WHAT THE TASK ASKS =
Restate, exactly and without pictures, the lines from the start of the listing below through the line holding "135, 150, 165];".

RAW DATA =

-*-

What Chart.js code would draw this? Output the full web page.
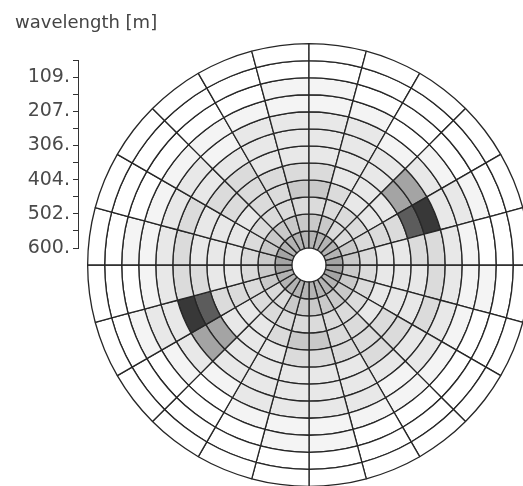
<!DOCTYPE html>
<html>
<head>
<meta charset="utf-8">
<script src="https://cdn.jsdelivr.net/npm/chart.js@4.4.1/dist/chart.umd.min.js"></script>
<style>
  html, body { margin: 0; padding: 0; background: #ffffff; overflow: hidden; }
  #wrap { position: relative; width: 523px; height: 486px; overflow: hidden; }
  #polar { position: absolute; left: 0; top: 0; }
  #axis { position: absolute; left: 0; top: 0; }
</style>
</head>
<body>
<div id="wrap">
  <canvas id="polar" width="540" height="500"></canvas>
  <canvas id="axis" width="523" height="486"></canvas>
</div>
<script>
// Propagation directions of the upper half (deg, counter-clockwise from east).
// The spectrum is point-symmetric, so the lower half repeats these bins.
const directions = [0, 15, 30, 45, 60, 75, 90, 105, 120, 135, 150, 165];

// Normalised spectral energy per wavenumber ring (innermost first),
// one value per direction bin above.
const ring01 = [0.47, 0.36, 0.33, 0.32, 0.33, 0.34, 0.35, 0.38, 0.40, 0.42, 0.45, 0.47];
const ring02 = [0.25, 0.22, 0.20, 0.20, 0.22, 0.22, 0.23, 0.24, 0.25, 0.25, 0.25, 0.26];
const ring03 = [0.18, 0.17, 0.16, 0.15, 0.16, 0.16, 0.17, 0.17, 0.18, 0.18, 0.18, 0.19];
const ring04 = [0.14, 0.15, 0.13, 0.12, 0.18, 0.28, 0.28, 0.17, 0.15, 0.14, 0.13, 0.12];
const ring05 = [0.13, 0.16, 0.13, 0.11, 0.14, 0.18, 0.18, 0.15, 0.19, 0.18, 0.12, 0.10];
const ring06 = [0.17, 0.75, 0.50, 0.11, 0.12, 0.14, 0.14, 0.13, 0.17, 0.16, 0.14, 0.10];
const ring07 = [0.20, 0.95, 0.48, 0.09, 0.11, 0.14, 0.13, 0.11, 0.12, 0.13, 0.17, 0.19];
const ring08 = [0.12, 0.14, 0.10, 0.05, 0.08, 0.11, 0.11, 0.08, 0.07, 0.09, 0.12, 0.13];
const ring09 = [0.05, 0.08, 0.05, 0.02, 0.04, 0.06, 0.06, 0.04, 0.03, 0.04, 0.06, 0.05];
const ring10 = [0.02, 0.03, 0.02, 0.00, 0.01, 0.03, 0.03, 0.01, 0.00, 0.01, 0.02, 0.03];
const ring11 = [0.00, 0.00, 0.00, 0.00, 0.00, 0.00, 0.00, 0.00, 0.00, 0.00, 0.00, 0.00];
const ring12 = [0.00, 0.00, 0.00, 0.00, 0.00, 0.00, 0.00, 0.00, 0.00, 0.00, 0.00, 0.00];

// Wavelength scale beside the plot (one tick per ring boundary)
const wavelengthLabels = ['109.', '207.', '306.', '404.', '502.', '600.'];

// Grey contour classes
const levelLimits = [0.03, 0.08, 0.15, 0.22, 0.32, 0.45, 0.60, 0.85];
const levelGreys  = ['#ffffff', '#f4f4f4', '#e8e8e8', '#dbdbdb', '#c9c9c9',
                     '#b4b4b4', '#a4a4a4', '#5c5c5c', '#383838'];

function greyFor(v) {
  let k = 0;
  while (k < levelLimits.length && v >= levelLimits[k]) k++;
  return levelGreys[k];
}

const rings = [ring01, ring02, ring03, ring04, ring05, ring06,
               ring07, ring08, ring09, ring10, ring11, ring12];
const nSectors = directions.length * 2;

// Slices run clockwise from east; slice k covers directions
// -(k+1)*15 .. -k*15, i.e. full-circle bin (nSectors-1-k).
function sliceValues(ring) {
  const out = [];
  for (let k = 0; k < nSectors; k++) {
    const bin = (nSectors - 1 - k) % directions.length;
    out.push(ring[bin]);
  }
  return out;
}

const sliceLabels = [];
for (let k = 0; k < nSectors; k++) {
  sliceLabels.push(((360 - 15 * (k + 1)) % 360) + '°');
}

// Doughnut datasets go from the outermost ring inwards
const datasets = rings.slice().reverse().map((ring, idx) => {
  const vals = sliceValues(ring);
  return {
    label: 'k' + (rings.length - idx),
    data: vals.map(() => 1),
    energy: vals,
    backgroundColor: vals.map(greyFor),
    borderColor: '#262626',
    borderWidth: 1.3,
    hoverOffset: 0
  };
});

new Chart(document.getElementById('polar'), {
  type: 'doughnut',
  data: { labels: sliceLabels, datasets: datasets },
  options: {
    responsive: false,
    animation: false,
    events: [],
    rotation: 90,
    cutout: 17,
    layout: { padding: { left: 87, top: 43, right: 9, bottom: 13 } },
    plugins: { legend: { display: false }, tooltip: { enabled: false } }
  }
});

// Wavelength axis with its heading
const tickText = {};
wavelengthLabels.forEach((t, i) => { tickText[2 * i + 1] = t; });

new Chart(document.getElementById('axis'), {
  type: 'scatter',
  data: { datasets: [] },
  options: {
    responsive: false,
    animation: false,
    events: [],
    layout: { padding: { left: 15, top: 0, right: 150, bottom: 238 } },
    plugins: {
      legend: { display: false },
      tooltip: { enabled: false },
      title: {
        display: true,
        text: 'wavelength [m]',
        align: 'start',
        color: '#444444',
        font: { family: 'DejaVu Sans', size: 18, weight: 400 },
        padding: { top: 13, bottom: 25.4 }
      }
    },
    scales: {
      x: { display: false, min: 0, max: 1 },
      y: {
        type: 'linear',
        position: 'left',
        reverse: true,
        min: 0,
        max: 11,
        afterFit: (scale) => { scale.width = 63; },
        ticks: {
          stepSize: 1,
          autoSkip: false,
          padding: 3,
          color: '#4a4a4a',
          font: { family: 'DejaVu Sans', size: 19 },
          callback: (v) => tickText[v] || ''
        },
        grid: { drawOnChartArea: false, drawTicks: true, tickLength: 5, color: '#333333', lineWidth: 1 },
        border: { display: true, color: '#333333', width: 1 }
      }
    }
  }
});
</script>
</body>
</html>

-*-

ANSWER TO THIS PROBLEM =
What Chart.js code would draw this? Output the full web page.
<!DOCTYPE html>
<html>
<head>
<meta charset="utf-8">
<script src="https://cdn.jsdelivr.net/npm/chart.js@4.4.1/dist/chart.umd.min.js"></script>
<style>
  html, body { margin: 0; padding: 0; background: #ffffff; overflow: hidden; }
  #wrap { position: relative; width: 523px; height: 486px; overflow: hidden; }
  #polar { position: absolute; left: 0; top: 0; }
  #axis { position: absolute; left: 0; top: 0; }
</style>
</head>
<body>
<div id="wrap">
  <canvas id="polar" width="540" height="500"></canvas>
  <canvas id="axis" width="523" height="486"></canvas>
</div>
<script>
// Propagation directions of the upper half (deg, counter-clockwise from east).
// The spectrum is point-symmetric, so the lower half repeats these bins.
const directions = [0, 15, 30, 45, 60, 75, 90, 105, 120, 135, 150, 165];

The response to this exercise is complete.